● STATED PROBLEM
Leave out all pictures. Return exactly the lines from the top of the material through the line containing "Chart.defaults.color = '#000';".

● DATASET CONTENT

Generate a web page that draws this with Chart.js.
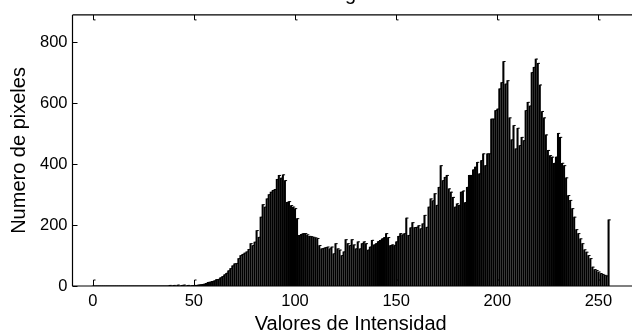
<!DOCTYPE html>
<html><head><meta charset="utf-8">
<script src="https://cdn.jsdelivr.net/npm/chart.js@4/dist/chart.umd.min.js"></script>
<style>html,body{margin:0;padding:0;background:#fff}#wrap{width:632px;height:336px;position:relative}</style>
</head><body><div id="wrap"><canvas id="c" width="632" height="336"></canvas></div>
<script>
const titleText = 'Histograma';
const xTitle = 'Valores de Intensidad';
const yTitle = 'Numero de pixeles';
const xTicks = [0, 50, 100, 150, 200, 250];
const yTicks = [0, 200, 400, 600, 800];
// pixel counts for intensity bins 0..255
const counts = [
  0,0,0,0,0,0,0,0,0,0,0,0,0,0,0,0,
  0,0,0,0,0,0,0,0,0,0,0,0,0,0,0,0,
  0,0,0,0,0,0,2,0,2,0,3,0,2,3,0,2,
  0,1,2,2,3,4,5,6,9,12,13,15,17,21,22,27,
  31,37,42,50,57,66,73,74,90,100,104,108,112,120,139,133,
  144,182,160,226,267,259,286,300,308,314,317,350,363,354,365,346,
  275,277,264,259,254,221,166,170,172,172,168,163,162,160,158,156,
  133,122,124,126,128,122,128,106,139,122,118,100,112,152,139,133,
  152,135,122,145,122,139,145,139,118,128,150,135,139,146,150,155,
  159,172,159,133,135,133,145,163,172,168,172,223,166,191,208,192,
  193,198,188,204,232,193,259,286,280,303,265,324,395,346,357,363,
  319,308,291,259,270,265,308,312,274,324,363,363,381,390,406,368,
  412,434,395,434,434,548,548,576,581,647,668,737,663,674,552,480,
  527,450,518,461,488,477,576,603,591,701,718,745,731,660,573,552,
  496,445,428,423,403,423,501,488,403,395,355,297,281,254,226,185,
  172,155,139,119,111,100,90,62,54,51,46,41,38,35,33,217
];
const points = counts.map((c, i) => ({x: i, y: c}));

const FONT = "'Liberation Sans', Arial, Helvetica, sans-serif";
Chart.defaults.font.family = FONT;
Chart.defaults.color = '#000';

const frame = {
  id: 'frame',
  afterDatasetsDraw(chart) {
    const {ctx, chartArea: a, scales: {x, y}} = chart;
    ctx.save();
    ctx.strokeStyle = '#000';
    ctx.lineWidth = 1.2;
    ctx.beginPath();
    ctx.moveTo(a.left, a.top); ctx.lineTo(chart.width, a.top);
    ctx.moveTo(a.left, a.top); ctx.lineTo(a.left, a.bottom);
    ctx.moveTo(a.left, a.bottom); ctx.lineTo(chart.width, a.bottom);
    ctx.stroke();
    ctx.lineWidth = 1;
    ctx.beginPath();
    xTicks.forEach(v => {
      const px = Math.round(x.getPixelForValue(v)) + 0.5;
      ctx.moveTo(px, a.top); ctx.lineTo(px, a.top + 5); ctx.lineTo(px + 2, a.top + 5);
      ctx.moveTo(px, a.bottom); ctx.lineTo(px, a.bottom - 6); ctx.lineTo(px + 2, a.bottom - 6);
    });
    yTicks.forEach(v => {
      const py = Math.round(y.getPixelForValue(v)) + 0.5;
      ctx.moveTo(a.left, py); ctx.lineTo(a.left + 5, py);
    });
    ctx.stroke();
    ctx.fillStyle = '#000';
    ctx.font = '20px ' + FONT;
    ctx.textAlign = 'center';
    ctx.textBaseline = 'alphabetic';
    ctx.fillText(titleText, (a.left + a.right) / 2, 0);
    ctx.restore();
  }
};

new Chart(document.getElementById('c'), {
  type: 'bar',
  data: {
    datasets: [
      {type: 'bar', data: points, backgroundColor: '#000', borderWidth: 0, barThickness: 1.4, grouped: false, order: 2},
      {type: 'scatter', data: points, pointStyle: 'dash', radius: 2.2, hoverRadius: 2.2, borderColor: '#000', backgroundColor: '#000', borderWidth: 1, order: 1}
    ]
  },
  options: {
    responsive: false,
    animation: false,
    devicePixelRatio: 1,
    layout: {padding: {top: 14, right: 0, left: 0, bottom: 0}},
    plugins: {legend: {display: false}, tooltip: {enabled: false}},
    scales: {
      x: {
        type: 'linear', min: -10, max: 265, offset: false,
        grid: {display: false, drawTicks: false, tickLength: 0}, border: {display: false},
        afterBuildTicks: s => { s.ticks = xTicks.map(v => ({value: v})); },
        ticks: {color: '#000', font: {size: 16.5}, padding: 6, maxRotation: 0, autoSkip: false},
        title: {display: true, text: xTitle, color: '#000', font: {size: 20}, padding: {top: 0, bottom: 0}},
        afterFit: s => { s.height = 50; }
      },
      y: {
        type: 'linear', min: 0, max: 890,
        grid: {display: false, drawTicks: false, tickLength: 0}, border: {display: false},
        afterBuildTicks: s => { s.ticks = yTicks.map(v => ({value: v})); },
        ticks: {color: '#000', font: {size: 16.5}, padding: 5},
        title: {display: true, text: yTitle, color: '#000', font: {size: 20}, padding: {top: 7, bottom: 0}},
        afterFit: s => { s.width = 72.5; }
      }
    }
  },
  plugins: [frame]
});
</script>
</body></html>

● ANSWER TO THE PROBLEM
Generate a web page that draws this with Chart.js.
<!DOCTYPE html>
<html><head><meta charset="utf-8">
<script src="https://cdn.jsdelivr.net/npm/chart.js@4/dist/chart.umd.min.js"></script>
<style>html,body{margin:0;padding:0;background:#fff}#wrap{width:632px;height:336px;position:relative}</style>
</head><body><div id="wrap"><canvas id="c" width="632" height="336"></canvas></div>
<script>
const titleText = 'Histograma';
const xTitle = 'Valores de Intensidad';
const yTitle = 'Numero de pixeles';
const xTicks = [0, 50, 100, 150, 200, 250];
const yTicks = [0, 200, 400, 600, 800];
// pixel counts for intensity bins 0..255
const counts = [
  0,0,0,0,0,0,0,0,0,0,0,0,0,0,0,0,
  0,0,0,0,0,0,0,0,0,0,0,0,0,0,0,0,
  0,0,0,0,0,0,2,0,2,0,3,0,2,3,0,2,
  0,1,2,2,3,4,5,6,9,12,13,15,17,21,22,27,
  31,37,42,50,57,66,73,74,90,100,104,108,112,120,139,133,
  144,182,160,226,267,259,286,300,308,314,317,350,363,354,365,346,
  275,277,264,259,254,221,166,170,172,172,168,163,162,160,158,156,
  133,122,124,126,128,122,128,106,139,122,118,100,112,152,139,133,
  152,135,122,145,122,139,145,139,118,128,150,135,139,146,150,155,
  159,172,159,133,135,133,145,163,172,168,172,223,166,191,208,192,
  193,198,188,204,232,193,259,286,280,303,265,324,395,346,357,363,
  319,308,291,259,270,265,308,312,274,324,363,363,381,390,406,368,
  412,434,395,434,434,548,548,576,581,647,668,737,663,674,552,480,
  527,450,518,461,488,477,576,603,591,701,718,745,731,660,573,552,
  496,445,428,423,403,423,501,488,403,395,355,297,281,254,226,185,
  172,155,139,119,111,100,90,62,54,51,46,41,38,35,33,217
];
const points = counts.map((c, i) => ({x: i, y: c}));

const FONT = "'Liberation Sans', Arial, Helvetica, sans-serif";
Chart.defaults.font.family = FONT;
Chart.defaults.color = '#000';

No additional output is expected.